Ga.Code Ann. § 9-11-69 provides in pertinent part:
Process to enforce a judgment for the payment of money shall be a writ of execution unless the court directs otherwise. In aid of the judgment or execution, the judgment creditor, or his successor in interest when that interest appears of record, may do any or all of the following:
(1) Examine any person, including the judgment debtor by taking depositions or propounding interrogatories;
(2) Compel the production of documents or things; and
(3) Upon a showing of reasonable necessity, obtain permission from a court of competent jurisdiction to enter upon that part of real property belonging to or lawfully occupied by the debtor which is not used as a residence and which property is not bona fide in the lawful possession of another;
in the manner provided in this chapter for such discovery measures prior to judgment.

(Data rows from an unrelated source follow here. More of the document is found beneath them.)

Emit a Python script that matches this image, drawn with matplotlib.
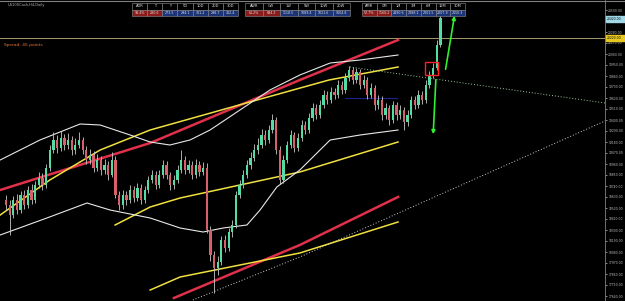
import matplotlib
matplotlib.use("Agg")
import matplotlib.pyplot as plt
from matplotlib.patches import Rectangle

# candles (H4), oldest first
opens = [18600, 18550, 18450, 18600, 18500, 18650, 18550, 18700, 18600, 18750,
         18820, 18750, 18920, 19100, 19200, 19120, 19220, 19150, 19200, 19100,
         19150, 19200, 19100, 19000, 19050, 18920, 19000, 18900, 18950, 18850,
         19000, 18650, 18550, 18650, 18600, 18700, 18620, 18720, 18600, 18700,
         18800, 18850, 18750, 18850, 18950, 18850, 18750, 18800, 18900, 19000,
         18900, 18950, 18850, 18950, 18880, 18920, 18300, 18050, 17920, 17980,
         18200, 18120, 18280, 18350, 18650, 18750, 18850, 18950, 19020, 19100,
         19150, 19250, 19200, 19300, 19400, 19100, 18800, 19000, 19150, 19250,
         19120, 19220, 19350, 19300, 19420, 19520, 19450, 19550, 19650, 19600,
         19680, 19650, 19750, 19700, 19820, 19900, 19800, 19880, 19750, 19800,
         19650, 19720, 19550, 19600, 19450, 19520, 19400, 19550, 19450, 19500,
         19380, 19450, 19600, 19550, 19650, 19600, 19750, 19850, 19920, 20150]
closes = [18550, 18450, 18600, 18500, 18650, 18550, 18700, 18600, 18750, 18820,
          18750, 18920, 19100, 19200, 19120, 19220, 19150, 19200, 19100, 19150,
          19200, 19100, 19000, 19050, 18920, 19000, 18900, 18950, 18850, 19000,
          18650, 18550, 18650, 18600, 18700, 18620, 18720, 18600, 18700, 18800,
          18850, 18750, 18850, 18950, 18850, 18750, 18800, 18900, 19000, 18900,
          18950, 18850, 18950, 18880, 18920, 18300, 18050, 17920, 17980, 18200,
          18120, 18280, 18350, 18650, 18750, 18850, 18950, 19020, 19100, 19150,
          19250, 19200, 19300, 19400, 19100, 18800, 19000, 19150, 19250, 19120,
          19220, 19350, 19300, 19420, 19520, 19450, 19550, 19650, 19600, 19680,
          19650, 19750, 19700, 19820, 19900, 19800, 19880, 19750, 19800, 19650,
          19720, 19550, 19600, 19450, 19520, 19400, 19550, 19450, 19500, 19380,
          19450, 19600, 19550, 19650, 19600, 19750, 19850, 19920, 20150, 20420]
highs = [18650, 18600, 18640, 18660, 18690, 18700, 18740, 18760, 18790, 18880,
         18870, 18960, 19150, 19280, 19250, 19290, 19260, 19270, 19240, 19220,
         19280, 19230, 19140, 19110, 19090, 19060, 19040, 19010, 18990, 19080,
         19040, 18690, 18700, 18690, 18750, 18740, 18770, 18760, 18740, 18840,
         18900, 18890, 18900, 19000, 18990, 18880, 18850, 18950, 19100, 19040,
         19000, 18990, 19010, 18990, 18980, 18970, 18340, 18090, 18040, 18240,
         18250, 18320, 18400, 18690, 18800, 18900, 19000, 19080, 19160, 19220,
         19310, 19300, 19350, 19460, 19430, 19140, 19050, 19190, 19300, 19280,
         19270, 19400, 19390, 19470, 19570, 19560, 19600, 19700, 19690, 19730,
         19720, 19800, 19790, 19870, 19940, 19930, 19920, 19910, 19850, 19830,
         19770, 19750, 19650, 19640, 19570, 19550, 19590, 19580, 19550, 19530,
         19500, 19640, 19640, 19700, 19690, 19800, 19890, 19970, 20200, 20520]
lows = [18500, 18250, 18420, 18460, 18470, 18510, 18520, 18560, 18570, 18720,
        18700, 18720, 18890, 19070, 19070, 19090, 19100, 19110, 19050, 19060,
        19120, 19060, 18960, 18960, 18880, 18890, 18850, 18860, 18800, 18830,
        18620, 18500, 18510, 18550, 18570, 18580, 18590, 18560, 18570, 18670,
        18770, 18710, 18720, 18820, 18810, 18700, 18710, 18770, 18870, 18860,
        18870, 18810, 18820, 18840, 18850, 18270, 17990, 17670, 17850, 17950,
        18080, 18090, 18230, 18320, 18620, 18720, 18820, 18910, 18990, 19060,
        19120, 19150, 19170, 19270, 19060, 18760, 18770, 18970, 19120, 19080,
        19090, 19190, 19260, 19270, 19390, 19410, 19420, 19520, 19560, 19570,
        19610, 19620, 19660, 19670, 19790, 19760, 19770, 19710, 19720, 19610,
        19620, 19500, 19510, 19400, 19410, 19350, 19370, 19400, 19410, 19300,
        19340, 19420, 19510, 19520, 19560, 19570, 19720, 19820, 19900, 20130]

# indicator lines as (bar index, price) anchor points
ma_red_up = [(-1.6, 18700), (39.5, 19170), (80.5, 19800), (107.4, 20200)]
ma_red_low = [(46, 17620), (80.5, 18150), (107.4, 18630)]
ma_yel_up = [(-1.6, 18450), (12, 18800), (25.8, 19100), (39.5, 19300),
             (66.8, 19580), (88.5, 19800), (107.4, 19930)]
ma_yel_mid = [(29.9, 18350), (39.5, 18530), (47.7, 18620), (80.5, 18880), (107.4, 19180)]
ma_yel_low = [(39.5, 17700), (47.7, 17830), (80.5, 18070), (107.4, 18380)]
band_up = [(-1.6, 19000), (9.3, 19200), (20.3, 19360), (25.8, 19350), (34, 19250),
           (39.5, 19180), (44.9, 19150), (50.4, 19200), (55.9, 19300), (64.1, 19500),
           (72.3, 19700), (80.5, 19850), (88.8, 19970), (97, 20000), (107.4, 20050)]
band_low = [(-1.6, 18250), (11.2, 18420), (22.2, 18570), (28.5, 18500), (39.5, 18420),
            (47.7, 18320), (54, 18280), (59.5, 18320), (66, 18350), (69.6, 18500),
            (74.2, 18730), (80.5, 18900), (88.8, 19200), (97, 19250), (107.4, 19300)]
trend_down = [(94.2, 19930), (164.1, 19570)]
trend_up = [(51.2, 17600), (80.5, 18030), (164.1, 19390)]
blue_seg = [(93, 19620), (107, 19620)]

level_line = 20220
arrow_down = ((117.8, 19830), (117.0, 19230))
arrow_up = ((120.3, 19880), (123.0, 20470))
box = (114.8, 19850, 118.4, 19980)

price_ticks = [20500, 20390, 20280, 20170, 20060, 19950, 19840, 19730, 19620,
               19510, 19400, 19290, 19180, 19070, 18960, 18850, 18740, 18630,
               18520, 18410, 18300, 18190, 18080, 17970, 17860, 17750, 17640]

tables = [
    (132, ["ADR", "T", "Y", "5D", "10D", "20D", "30D"],
          ["93.4%", "280.6", "273.5", "294.1", "301.2", "298.7", "312.4"]),
    (245, ["AWR", "CW", "1W", "5W", "10W", "20W"],
          ["61.2%", "694.3", "1118.5", "1089.4", "1021.6", "1004.8"]),
    (362, ["AMR", "CM", "1M", "3M", "6M", "12M", "30M"],
          ["57.7%", "1160.2", "2490.6", "2388.1", "2301.5", "2207.9", "2150.3"]),
]
table_widths = [106, 105, 103]

W, H = 625, 301
fig = plt.figure(figsize=(W / 100, H / 100), dpi=100, facecolor="black")
ax = fig.add_axes([0, 0, 605 / W, 1], facecolor="black")
ax.set_xlim(-1.64, 164.1)
ax.set_ylim(17590, 20600)

bull, bear = "#55dca5", "#d8606a"
for i in range(len(closes)):
    col = bull if closes[i] >= opens[i] else bear
    ax.vlines(i, lows[i], highs[i], color="#c8c8c8", lw=0.6, zorder=3)
    lo, hi = min(opens[i], closes[i]), max(opens[i], closes[i])
    ax.bar(i, hi - lo, bottom=lo, width=0.62, color=col, lw=0, zorder=4)


def line(pts, **kw):
    ax.plot([p[0] for p in pts], [p[1] for p in pts], **kw)


line(ma_red_up, color="#e0304a", lw=1.8, zorder=2)
line(ma_red_low, color="#e0304a", lw=1.8, zorder=2)
for pts in (ma_yel_up, ma_yel_mid, ma_yel_low):
    line(pts, color="#f0e040", lw=1.1, zorder=2)
line(band_up, color="#e8e8e8", lw=0.8, zorder=2)
line(band_low, color="#e8e8e8", lw=0.8, zorder=2)
line(trend_down, color="#a0c8a0", lw=0.7, ls=(0, (1, 2)), zorder=2)
line(trend_up, color="#d0d0d0", lw=0.7, ls=(0, (1, 2)), zorder=2)
line(blue_seg, color="#18248c", lw=0.8, zorder=2)

ax.axhline(level_line, color="#a89870", lw=0.7, zorder=1)

for (x0, y0), (x1, y1) in (arrow_down, arrow_up):
    ax.annotate("", xy=(x1, y1), xytext=(x0, y0),
                arrowprops=dict(arrowstyle="-|>", color="#30f030", lw=1.2,
                                mutation_scale=5), zorder=6)

ax.add_patch(Rectangle((box[0], box[1]), box[2] - box[0], box[3] - box[1],
                       fill=False, ec="#ff2020", lw=1.0, zorder=6))

ax.yaxis.tick_right()
ax.set_yticks(price_ticks)
ax.set_yticklabels([f"{v:.2f}" for v in price_ticks])
ax.tick_params(axis="y", colors="#c0c0c0", labelsize=2.2, length=1.5, width=0.5, pad=0.8)
ax.set_xticks([])
for s in ("top", "left", "bottom"):
    ax.spines[s].set_visible(False)
ax.spines["right"].set_color("#808080")
ax.spines["right"].set_linewidth(0.6)

# overlay in pixel coords for panel texts
ov = fig.add_axes([0, 0, 1, 1], facecolor="none")
ov.set_xlim(0, W)
ov.set_ylim(H, 0)
ov.axis("off")
ov.axhline(1, color="#808080", lw=0.8)

ov.text(8, 5, "US100Cash,H4,Daily", color="#b0b0b0", fontsize=2.6, va="center")
ov.text(4, 45, "Spread: 45 points", color="#e87830", fontsize=3.2, va="center")

# current price and level labels on the axis
for yp, txt, bg in ((19, "20420.00", "#a0d8e8"), (38, "20220.00", "#e8c820")):
    ov.add_patch(Rectangle((606, yp - 3), 19, 6, color=bg, zorder=5))
    ov.text(607, yp, txt, fontsize=2.2, color="black", va="center", zorder=6)

for (x0, heads, vals), tw in zip(tables, table_widths):
    cw = tw / len(heads)
    for k, (hd, vl) in enumerate(zip(heads, vals)):
        cx = x0 + k * cw
        ov.add_patch(Rectangle((cx, 3), cw, 6.5, fc="black", ec="#909090", lw=0.4))
        ov.text(cx + cw / 2, 6.3, hd, color="#e0e0e0", fontsize=2.6,
                ha="center", va="center")
        bg = "#8a1c1c" if k < 2 else "#1c3478"
        ov.add_patch(Rectangle((cx, 9.5), cw, 6.5, fc=bg, ec="#909090", lw=0.4))
        ov.text(cx + cw / 2, 12.8, vl, color="#e0e0e0", fontsize=2.3,
                ha="center", va="center")

fig.savefig("out.png", dpi=100, facecolor="black")
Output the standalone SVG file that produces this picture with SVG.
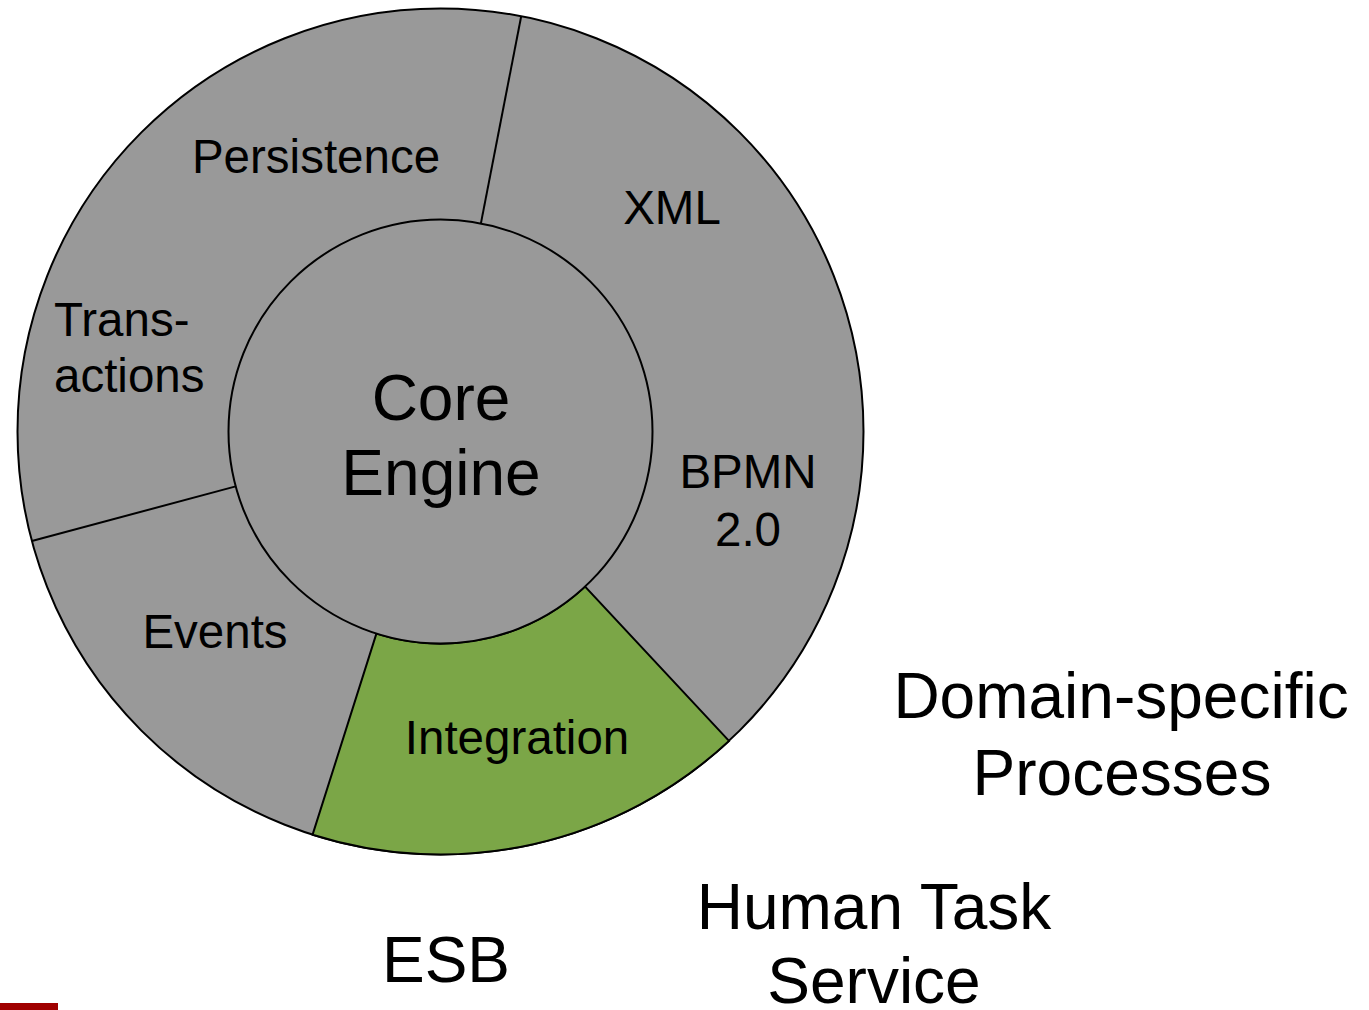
<svg xmlns="http://www.w3.org/2000/svg" width="1369" height="1010" viewBox="0 0 1369 1010">
<style>
.seg{fill:#999999;stroke:#000;stroke-width:2}
.sep{stroke:#000;stroke-width:2;fill:none}
text{font-family:"Liberation Sans",Arial,sans-serif;fill:#000;text-anchor:middle}
.s{font-size:47.5px}
.l{font-size:64px}
</style>
<rect width="1369" height="1010" fill="#fff"/>
<g id="outer-ring">
<circle class="seg" cx="440.5" cy="431.5" r="423"/>
</g>
<g id="integration">
<path d="M376.4 633.6 L312.6 834.7 A423 423 0 0 0 729 740.9 L585.1 586.6 A212 212 0 0 1 376.4 633.6 Z" fill="#7ba647" stroke="#000" stroke-width="2"/>
<text class="s" x="517" y="754">Integration</text>
</g>
<g id="connectors">
<line class="sep" x1="480.9" y1="223.4" x2="521.2" y2="16.3"/>
<line class="sep" x1="235.7" y1="486.4" x2="31.9" y2="541"/>
</g>
<g id="core-engine">
<circle class="seg" cx="440.5" cy="431.5" r="212"/>
<text class="l" x="441" y="420">Core</text>
<text class="l" x="441" y="495">Engine</text>
</g>
<g id="persistence"><text class="s" x="316" y="173">Persistence</text></g>
<g id="xml"><text class="s" x="672" y="224">XML</text></g>
<g id="transactions"><text class="s" style="text-anchor:start" x="54" y="336">Trans-</text><text class="s" style="text-anchor:start" x="54" y="392">actions</text></g>
<g id="bpmn"><text class="s" x="748" y="488">BPMN</text><text class="s" x="748" y="546">2.0</text></g>
<g id="events"><text class="s" x="215" y="648">Events</text></g>
<g id="domain"><text class="l" x="1121" y="718">Domain-specific</text><text class="l" x="1122" y="795">Processes</text></g>
<g id="human-task"><text class="l" x="874" y="929">Human Task</text><text class="l" x="874" y="1003">Service</text></g>
<g id="esb"><text class="l" x="446" y="982">ESB</text></g>
<rect x="0" y="1003" width="58" height="7" fill="#a00000"/>
</svg>
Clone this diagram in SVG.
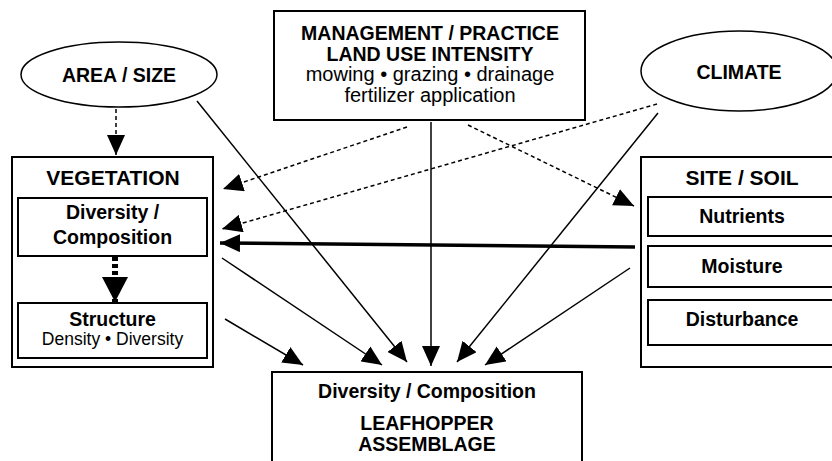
<svg xmlns="http://www.w3.org/2000/svg" width="832" height="461" viewBox="0 0 832 461">
<defs>
<marker id="ah" markerUnits="userSpaceOnUse" markerWidth="20" markerHeight="18" refX="20" refY="9" orient="auto" viewBox="0 0 20 18"><path d="M0,0 L20,9 L0,18 Z" fill="#000"/></marker>
<marker id="ahBig" markerUnits="userSpaceOnUse" markerWidth="25" markerHeight="26" refX="25" refY="13" orient="auto" viewBox="0 0 25 26"><path d="M0,0 L25,13 L0,26 Z" fill="#000"/></marker>
</defs>
<style>
.box{fill:#fff;stroke:#000;stroke-width:2}
.ell{fill:#fff;stroke:#000;stroke-width:1.5}
.t{font-family:"Liberation Sans",Arial,sans-serif;text-anchor:middle;fill:#000}
.b{font-weight:bold;font-size:19.5px}
.h{font-weight:bold;font-size:21px}
.r{font-size:20px}
.s{font-size:17.5px}
.solid{stroke:#000;stroke-width:1.5;fill:none;marker-end:url(#ah)}
.dash{stroke:#000;stroke-width:1.5;stroke-dasharray:4 3;fill:none;marker-end:url(#ah)}
</style>
<rect width="832" height="461" fill="#fff"/>

<g id="area">
<ellipse class="ell" cx="119" cy="74.5" rx="98" ry="32.5"/>
<text class="t b" x="119" y="82">AREA / SIZE</text>
</g>

<g id="management">
<rect class="box" x="274" y="11" width="311" height="109"/>
<text class="t b" x="430" y="40">MANAGEMENT / PRACTICE</text>
<text class="t b" x="430" y="61">LAND USE INTENSITY</text>
<text class="t r" x="430" y="81">mowing • grazing • drainage</text>
<text class="t r" x="430" y="102">fertilizer application</text>
</g>

<g id="climate">
<ellipse class="ell" cx="739" cy="71" rx="98" ry="40"/>
<text class="t b" x="739" y="79">CLIMATE</text>
</g>

<g id="vegetation">
<rect class="box" x="12" y="157" width="201" height="210"/>
<text class="t h" x="113" y="185">VEGETATION</text>
<g id="veg-diversity">
<rect class="box" x="18" y="198" width="189" height="58"/>
<text class="t b" x="112.5" y="219">Diversity /</text>
<text class="t b" x="112.5" y="244">Composition</text>
</g>
<g id="veg-structure">
<rect class="box" x="18" y="303" width="189" height="55"/>
<text class="t b" x="112.5" y="326">Structure</text>
<text class="t s" x="112.5" y="345">Density • Diversity</text>
</g>
</g>

<g id="site">
<rect class="box" x="641" y="157" width="202" height="210"/>
<text class="t h" x="742" y="185">SITE / SOIL</text>
<g id="site-nutrients">
<rect class="box" x="648" y="197" width="190" height="39"/>
<text class="t b" x="742" y="223">Nutrients</text>
</g>
<g id="site-moisture">
<rect class="box" x="648" y="246" width="190" height="41"/>
<text class="t b" x="742" y="273">Moisture</text>
</g>
<g id="site-disturbance">
<rect class="box" x="648" y="300" width="190" height="45"/>
<text class="t b" x="742" y="326">Disturbance</text>
</g>
</g>

<g id="leafhopper">
<rect class="box" x="272" y="372" width="310" height="100"/>
<text class="t b" x="427" y="398">Diversity / Composition</text>
<text class="t b" x="427" y="430">LEAFHOPPER</text>
<text class="t b" x="427" y="451">ASSEMBLAGE</text>
</g>

<g id="connectors">
<path class="dash" d="M116,109 L116,155"/>
<path d="M115,257 L115,302" stroke="#000" stroke-width="6" stroke-dasharray="4 3" fill="none" marker-end="url(#ahBig)"/>
<path class="solid" d="M197,101 L407,362"/>
<path class="solid" d="M431,122 L431,366"/>
<path class="solid" d="M658,113 L457,362"/>
<path class="solid" d="M222,258 L382,365"/>
<path class="solid" d="M225,319 L303,365"/>
<path class="solid" d="M630,268 L485,365"/>
<path class="dash" d="M407,127 L223,189"/>
<path class="dash" d="M657,104 L222,229"/>
<path class="dash" d="M468,125 L634,206"/>
<path d="M635,247 L220,243" stroke="#000" stroke-width="3.5" fill="none" marker-end="url(#ah)"/>
</g>
</svg>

Appellants primarily rely onCouch v. City of Villa Rica, 203 F.Supp. 897 (N.D.Ga.1962), in support of their motion to commence supplementary proceedings. Although the plaintiffs in Couch initiated supplementary proceedings in conjunction with the enforcement of a judgment, the supplementary proceedings were in the nature of a writ of mandamus. Whereas the Georgia Supreme Court recognizes the ability of a judgment creditor to seek a writ of mandamus, see Bradford v. Bolton, 215 Ga. 188, 109 S.E.2d 751 (Ga.1959), Georgia law does not clearly recognize the ability of a judgment creditor to implead third-parties into a post-judgment enforcement action.
Appellants primarily rely on Clark v. Cauthen, 239 Ga.App. 226, 520 S.E.2d 477 (Ga. App.1999), in support of their argument Georgia law requires judgment creditors to file a direct action against third-parties rather than institute supplementary proceedings. Although the plaintiff in Clark instituted a direct action against a third-party as a means of piercing the corporate veil of the judgment debtor, the case does not mandate use of a direct action. As a result, all that can be inferred from Clark is direct actions are permissible, not that they are the exclusive means of collecting a judgment against a third-party.